# Labeling

## Automatic Sentiment Labeling with Twitter-RoBERTa

- Applies `cardiffnlp/twitter-roberta-base-sentiment-latest` to classify real reviews into **positive**, **neutral**, or **negative** sentiments.
- Includes Twitter-style text preprocessing and uses `softmax` scoring for confidence estimation.
- Saves sentiment-labeled AliExpress reviews for downstream sentiment classification or model training tasks.


In [None]:
import pandas as pd
from transformers import AutoModelForSequenceClassification, AutoTokenizer, AutoConfig
import numpy as np
from scipy.special import softmax
from tqdm import tqdm

# Enable tqdm in pandas apply
tqdm.pandas()

# Preprocess text for Twitter-style tokens
def preprocess(text):
    new_text = []
    for t in text.split(" "):
        t = '@user' if t.startswith('@') and len(t) > 1 else t
        t = 'http' if t.startswith('http') else t
        new_text.append(t)
    return " ".join(new_text)

# Function to classify sentiment
def classify_sentiment(text, model, tokenizer, config):
    try:
        text = preprocess(text)
        encoded_input = tokenizer(text, return_tensors='pt', truncation=True)
        output = model(**encoded_input)
        scores = output[0][0].detach().numpy()
        scores = softmax(scores)
        ranking = np.argsort(scores)[::-1]
        top_label = config.id2label[ranking[0]]
        top_score = scores[ranking[0]]
        return top_label, np.round(float(top_score), 4)
    except Exception as e:
        return "error", 0.0  # fallback in case of failure

# Load model and tokenizer
MODEL = "cardiffnlp/twitter-roberta-base-sentiment-latest"
tokenizer = AutoTokenizer.from_pretrained(MODEL)
config = AutoConfig.from_pretrained(MODEL)
model = AutoModelForSequenceClassification.from_pretrained(MODEL)
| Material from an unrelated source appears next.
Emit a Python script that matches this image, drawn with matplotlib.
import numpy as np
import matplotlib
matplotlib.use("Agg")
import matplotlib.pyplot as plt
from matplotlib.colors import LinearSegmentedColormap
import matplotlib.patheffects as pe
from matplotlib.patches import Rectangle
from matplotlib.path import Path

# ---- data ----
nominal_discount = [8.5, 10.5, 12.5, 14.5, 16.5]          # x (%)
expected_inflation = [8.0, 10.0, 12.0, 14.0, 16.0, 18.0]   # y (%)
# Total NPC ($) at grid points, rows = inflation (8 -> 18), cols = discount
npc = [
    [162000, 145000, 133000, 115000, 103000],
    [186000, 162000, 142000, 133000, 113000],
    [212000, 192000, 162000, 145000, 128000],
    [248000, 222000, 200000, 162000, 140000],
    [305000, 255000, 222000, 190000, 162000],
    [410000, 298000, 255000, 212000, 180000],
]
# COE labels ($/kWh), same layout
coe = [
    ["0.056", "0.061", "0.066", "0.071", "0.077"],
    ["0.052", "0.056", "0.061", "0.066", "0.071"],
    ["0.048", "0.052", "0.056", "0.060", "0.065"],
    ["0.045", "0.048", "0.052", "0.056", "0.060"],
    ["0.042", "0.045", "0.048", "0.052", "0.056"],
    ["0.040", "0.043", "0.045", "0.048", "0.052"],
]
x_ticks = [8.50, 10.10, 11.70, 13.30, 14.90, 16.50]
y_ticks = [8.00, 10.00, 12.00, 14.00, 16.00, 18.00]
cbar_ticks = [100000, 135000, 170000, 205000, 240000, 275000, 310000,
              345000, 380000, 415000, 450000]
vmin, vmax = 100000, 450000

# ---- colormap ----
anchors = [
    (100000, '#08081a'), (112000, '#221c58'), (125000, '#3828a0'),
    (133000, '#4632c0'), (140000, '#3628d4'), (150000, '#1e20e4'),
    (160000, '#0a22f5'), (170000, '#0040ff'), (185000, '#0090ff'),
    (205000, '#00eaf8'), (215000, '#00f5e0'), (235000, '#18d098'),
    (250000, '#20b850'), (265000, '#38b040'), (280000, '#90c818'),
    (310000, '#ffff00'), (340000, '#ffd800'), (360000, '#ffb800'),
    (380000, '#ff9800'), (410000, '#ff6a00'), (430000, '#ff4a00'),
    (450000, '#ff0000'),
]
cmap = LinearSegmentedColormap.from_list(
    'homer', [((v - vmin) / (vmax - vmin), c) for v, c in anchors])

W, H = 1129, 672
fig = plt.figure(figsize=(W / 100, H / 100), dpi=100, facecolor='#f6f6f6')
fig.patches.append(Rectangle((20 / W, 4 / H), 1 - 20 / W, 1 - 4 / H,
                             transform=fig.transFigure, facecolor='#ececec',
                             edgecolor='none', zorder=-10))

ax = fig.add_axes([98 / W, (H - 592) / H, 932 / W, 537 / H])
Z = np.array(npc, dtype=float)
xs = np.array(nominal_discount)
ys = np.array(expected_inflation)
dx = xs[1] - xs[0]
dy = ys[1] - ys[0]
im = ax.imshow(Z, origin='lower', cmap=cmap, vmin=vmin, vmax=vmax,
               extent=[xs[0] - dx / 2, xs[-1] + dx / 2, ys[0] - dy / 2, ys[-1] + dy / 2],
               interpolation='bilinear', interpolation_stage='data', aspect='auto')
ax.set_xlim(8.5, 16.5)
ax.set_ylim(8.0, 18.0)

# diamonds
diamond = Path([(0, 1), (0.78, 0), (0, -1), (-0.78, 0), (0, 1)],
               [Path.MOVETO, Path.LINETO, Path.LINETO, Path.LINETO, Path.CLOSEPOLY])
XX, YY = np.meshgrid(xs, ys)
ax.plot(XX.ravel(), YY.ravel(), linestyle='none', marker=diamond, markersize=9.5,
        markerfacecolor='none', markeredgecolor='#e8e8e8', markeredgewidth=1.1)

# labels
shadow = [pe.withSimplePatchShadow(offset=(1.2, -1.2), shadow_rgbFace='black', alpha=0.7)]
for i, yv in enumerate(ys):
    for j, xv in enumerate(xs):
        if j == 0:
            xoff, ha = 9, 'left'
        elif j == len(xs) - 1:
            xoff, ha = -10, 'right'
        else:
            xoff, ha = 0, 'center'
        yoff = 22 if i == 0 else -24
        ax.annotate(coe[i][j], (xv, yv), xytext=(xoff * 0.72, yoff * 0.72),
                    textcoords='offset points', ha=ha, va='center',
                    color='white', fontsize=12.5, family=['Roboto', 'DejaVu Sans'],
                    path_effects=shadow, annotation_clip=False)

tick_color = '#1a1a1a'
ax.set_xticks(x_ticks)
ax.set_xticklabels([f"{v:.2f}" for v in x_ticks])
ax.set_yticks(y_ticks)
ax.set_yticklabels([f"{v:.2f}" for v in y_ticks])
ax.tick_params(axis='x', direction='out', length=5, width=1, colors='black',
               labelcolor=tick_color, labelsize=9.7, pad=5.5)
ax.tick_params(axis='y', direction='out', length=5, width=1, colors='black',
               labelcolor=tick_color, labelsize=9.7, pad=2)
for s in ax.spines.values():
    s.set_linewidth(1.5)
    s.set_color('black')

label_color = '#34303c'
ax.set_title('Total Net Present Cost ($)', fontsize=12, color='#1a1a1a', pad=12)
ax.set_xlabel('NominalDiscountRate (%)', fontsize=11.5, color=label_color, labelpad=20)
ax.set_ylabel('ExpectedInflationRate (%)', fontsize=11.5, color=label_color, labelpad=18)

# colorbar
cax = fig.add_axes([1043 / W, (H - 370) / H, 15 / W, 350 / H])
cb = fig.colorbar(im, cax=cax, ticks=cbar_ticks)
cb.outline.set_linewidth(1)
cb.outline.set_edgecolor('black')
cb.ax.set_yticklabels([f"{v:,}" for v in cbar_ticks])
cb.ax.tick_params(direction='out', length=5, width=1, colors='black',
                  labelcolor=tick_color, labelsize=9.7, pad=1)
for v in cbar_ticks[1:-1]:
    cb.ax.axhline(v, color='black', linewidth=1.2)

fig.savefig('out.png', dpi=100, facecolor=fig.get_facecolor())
# Load your labeled review dataset
df = pd.read_csv('/content/New_final_Processed_labeled_reviews.csv')

# Filter only real reviews
df = df[df['label'] == 1].copy()

# Drop the label column
#df = df.drop(columns=['label'])

# Log dataset info
print("Column names:", df.columns.tolist())
print("Shape of the dataset:", df.shape)

# Apply sentiment classification with progress bar
df[['sentiment', 'confidence']] = df['reviewContent'].progress_apply(
    lambda x: pd.Series(classify_sentiment(x, model, tokenizer, config))
)

# Count sentiments
sentiment_counts = df['sentiment'].value_counts()
print("Sentiment Counts:")
print(sentiment_counts)

# Save to CSV
df.to_csv('Product Review Of AliExpress SENTIMENT Processed.csv', index=False)
print("Saved to 'Product Review Of AliExpress SENTIMENT Processed.csv'")
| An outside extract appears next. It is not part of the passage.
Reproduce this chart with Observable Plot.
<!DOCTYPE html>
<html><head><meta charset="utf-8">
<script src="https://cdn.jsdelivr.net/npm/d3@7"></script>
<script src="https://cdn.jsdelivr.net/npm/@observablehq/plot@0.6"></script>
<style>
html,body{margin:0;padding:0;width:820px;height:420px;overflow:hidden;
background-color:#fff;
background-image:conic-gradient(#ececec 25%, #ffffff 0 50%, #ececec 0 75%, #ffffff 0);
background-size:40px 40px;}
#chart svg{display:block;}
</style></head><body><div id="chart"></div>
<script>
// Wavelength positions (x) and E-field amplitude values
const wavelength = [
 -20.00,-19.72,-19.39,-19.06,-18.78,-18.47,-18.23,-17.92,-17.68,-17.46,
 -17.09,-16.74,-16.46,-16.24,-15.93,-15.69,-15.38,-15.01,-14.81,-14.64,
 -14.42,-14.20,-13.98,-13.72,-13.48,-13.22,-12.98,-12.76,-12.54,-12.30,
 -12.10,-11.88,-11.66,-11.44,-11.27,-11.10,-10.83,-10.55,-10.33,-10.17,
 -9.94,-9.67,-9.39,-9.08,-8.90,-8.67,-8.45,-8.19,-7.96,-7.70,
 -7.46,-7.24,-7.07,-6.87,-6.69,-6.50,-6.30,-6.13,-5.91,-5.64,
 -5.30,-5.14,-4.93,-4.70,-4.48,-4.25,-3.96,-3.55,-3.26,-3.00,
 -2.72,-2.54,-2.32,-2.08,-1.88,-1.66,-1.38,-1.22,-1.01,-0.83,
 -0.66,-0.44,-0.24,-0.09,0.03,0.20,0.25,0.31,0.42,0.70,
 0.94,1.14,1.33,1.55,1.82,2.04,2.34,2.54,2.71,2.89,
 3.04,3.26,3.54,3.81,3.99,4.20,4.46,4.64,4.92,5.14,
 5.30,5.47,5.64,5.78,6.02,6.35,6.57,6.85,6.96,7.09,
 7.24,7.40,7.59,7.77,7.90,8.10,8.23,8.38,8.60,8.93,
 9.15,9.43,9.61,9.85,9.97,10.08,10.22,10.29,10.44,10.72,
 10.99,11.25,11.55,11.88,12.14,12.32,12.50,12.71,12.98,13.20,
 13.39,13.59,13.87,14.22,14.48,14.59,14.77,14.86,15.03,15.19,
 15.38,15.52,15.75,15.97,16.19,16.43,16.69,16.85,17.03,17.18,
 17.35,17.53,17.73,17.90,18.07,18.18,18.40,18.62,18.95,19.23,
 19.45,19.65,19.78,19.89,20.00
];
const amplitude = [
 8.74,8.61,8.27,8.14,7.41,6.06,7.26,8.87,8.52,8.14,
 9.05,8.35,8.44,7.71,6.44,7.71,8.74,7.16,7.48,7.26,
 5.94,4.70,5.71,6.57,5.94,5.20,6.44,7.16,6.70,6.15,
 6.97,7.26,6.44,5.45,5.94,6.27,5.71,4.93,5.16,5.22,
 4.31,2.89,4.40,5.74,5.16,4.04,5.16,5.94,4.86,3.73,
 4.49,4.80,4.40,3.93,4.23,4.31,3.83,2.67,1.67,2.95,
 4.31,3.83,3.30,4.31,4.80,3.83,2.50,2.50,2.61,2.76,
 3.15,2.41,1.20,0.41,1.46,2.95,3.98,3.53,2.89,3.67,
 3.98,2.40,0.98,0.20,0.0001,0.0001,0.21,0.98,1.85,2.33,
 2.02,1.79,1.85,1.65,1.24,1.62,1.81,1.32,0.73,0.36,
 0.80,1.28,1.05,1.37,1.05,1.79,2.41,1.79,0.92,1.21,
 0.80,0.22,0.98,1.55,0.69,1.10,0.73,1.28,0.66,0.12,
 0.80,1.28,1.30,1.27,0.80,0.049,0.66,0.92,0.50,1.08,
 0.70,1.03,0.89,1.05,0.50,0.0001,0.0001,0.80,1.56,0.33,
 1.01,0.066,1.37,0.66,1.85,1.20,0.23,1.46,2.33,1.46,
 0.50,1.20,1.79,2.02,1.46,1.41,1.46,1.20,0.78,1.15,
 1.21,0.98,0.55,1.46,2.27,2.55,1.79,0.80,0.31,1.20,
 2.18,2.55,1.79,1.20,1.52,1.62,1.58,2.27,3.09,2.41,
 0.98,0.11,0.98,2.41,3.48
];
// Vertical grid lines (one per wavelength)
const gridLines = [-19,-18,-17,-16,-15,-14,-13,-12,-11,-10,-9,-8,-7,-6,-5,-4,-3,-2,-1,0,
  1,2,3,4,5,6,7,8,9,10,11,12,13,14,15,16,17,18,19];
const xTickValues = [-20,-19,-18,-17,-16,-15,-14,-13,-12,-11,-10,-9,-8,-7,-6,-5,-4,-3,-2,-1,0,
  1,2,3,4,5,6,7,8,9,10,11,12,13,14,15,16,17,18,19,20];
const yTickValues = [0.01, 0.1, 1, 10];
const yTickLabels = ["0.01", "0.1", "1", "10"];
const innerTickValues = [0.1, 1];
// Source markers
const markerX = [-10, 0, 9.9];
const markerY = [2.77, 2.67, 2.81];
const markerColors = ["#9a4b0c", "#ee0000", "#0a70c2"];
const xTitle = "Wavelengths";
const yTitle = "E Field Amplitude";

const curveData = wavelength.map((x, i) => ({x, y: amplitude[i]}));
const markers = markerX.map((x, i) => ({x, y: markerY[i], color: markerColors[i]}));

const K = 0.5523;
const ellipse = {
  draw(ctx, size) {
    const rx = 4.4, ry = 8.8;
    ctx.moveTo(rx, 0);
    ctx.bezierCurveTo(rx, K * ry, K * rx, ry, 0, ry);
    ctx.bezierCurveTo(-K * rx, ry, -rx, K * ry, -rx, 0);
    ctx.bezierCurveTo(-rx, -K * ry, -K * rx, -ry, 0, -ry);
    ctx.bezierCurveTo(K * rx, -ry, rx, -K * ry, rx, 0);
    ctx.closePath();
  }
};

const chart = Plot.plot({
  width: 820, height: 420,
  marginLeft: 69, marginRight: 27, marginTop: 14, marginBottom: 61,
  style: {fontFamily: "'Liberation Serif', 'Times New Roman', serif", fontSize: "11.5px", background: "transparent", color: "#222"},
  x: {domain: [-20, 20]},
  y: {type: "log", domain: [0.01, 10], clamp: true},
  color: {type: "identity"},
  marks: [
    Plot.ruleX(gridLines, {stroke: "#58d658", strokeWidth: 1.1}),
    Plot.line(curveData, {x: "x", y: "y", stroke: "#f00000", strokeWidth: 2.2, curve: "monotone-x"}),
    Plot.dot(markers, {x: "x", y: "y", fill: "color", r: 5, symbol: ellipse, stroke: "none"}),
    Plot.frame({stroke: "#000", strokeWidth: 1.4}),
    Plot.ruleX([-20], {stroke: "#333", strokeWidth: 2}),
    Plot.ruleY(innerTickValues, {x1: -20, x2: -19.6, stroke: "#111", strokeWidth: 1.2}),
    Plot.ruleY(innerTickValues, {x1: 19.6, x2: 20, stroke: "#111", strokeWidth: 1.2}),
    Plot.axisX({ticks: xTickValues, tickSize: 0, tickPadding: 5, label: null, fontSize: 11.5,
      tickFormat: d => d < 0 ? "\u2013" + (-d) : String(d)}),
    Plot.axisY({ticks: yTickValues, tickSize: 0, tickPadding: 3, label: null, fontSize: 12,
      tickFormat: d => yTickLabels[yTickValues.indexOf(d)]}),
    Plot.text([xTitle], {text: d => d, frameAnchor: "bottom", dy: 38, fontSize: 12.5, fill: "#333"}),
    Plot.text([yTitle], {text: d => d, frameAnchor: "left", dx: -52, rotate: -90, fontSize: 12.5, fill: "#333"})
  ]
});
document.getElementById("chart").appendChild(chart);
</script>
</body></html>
Some weights of the model checkpoint at cardiffnlp/twitter-roberta-base-sentiment-latest were not used when initializing RobertaForSequenceClassification: ['roberta.pooler.dense.bias', 'roberta.pooler.dense.weight']
- This IS expected if you are initializing RobertaForSequenceClassification from the checkpoint of a model trained on another task or with another architecture (e.g. initializing a BertForSequenceClassification model from a BertForPreTraining model).
- This IS NOT expected if you are initializing RobertaForSequenceClassification from the checkpoint of a model that you expect to be exactly identical (initializing a BertForSequenceClassification model from a BertForSequenceClassification model).


Column names: ['productURL', 'userName', 'userCountry', 'userStar', 'reviewContent', 'reviewTime', 'language', 'label']
Shape of the dataset: (12916, 8)


  0%|          | 0/12916 [00:00<?, ?it/s]Asking to truncate to max_length but no maximum length is provided and the model has no predefined maximum length. Default to no truncation.
100%|██████████| 12916/12916 [26:24<00:00,  8.15it/s]


Sentiment Counts:
sentiment
positive    8801
neutral     2101
negative    2014
Name: count, dtype: int64
Saved to 'Product Review Of AliExpress SENTIMENT Processed.csv'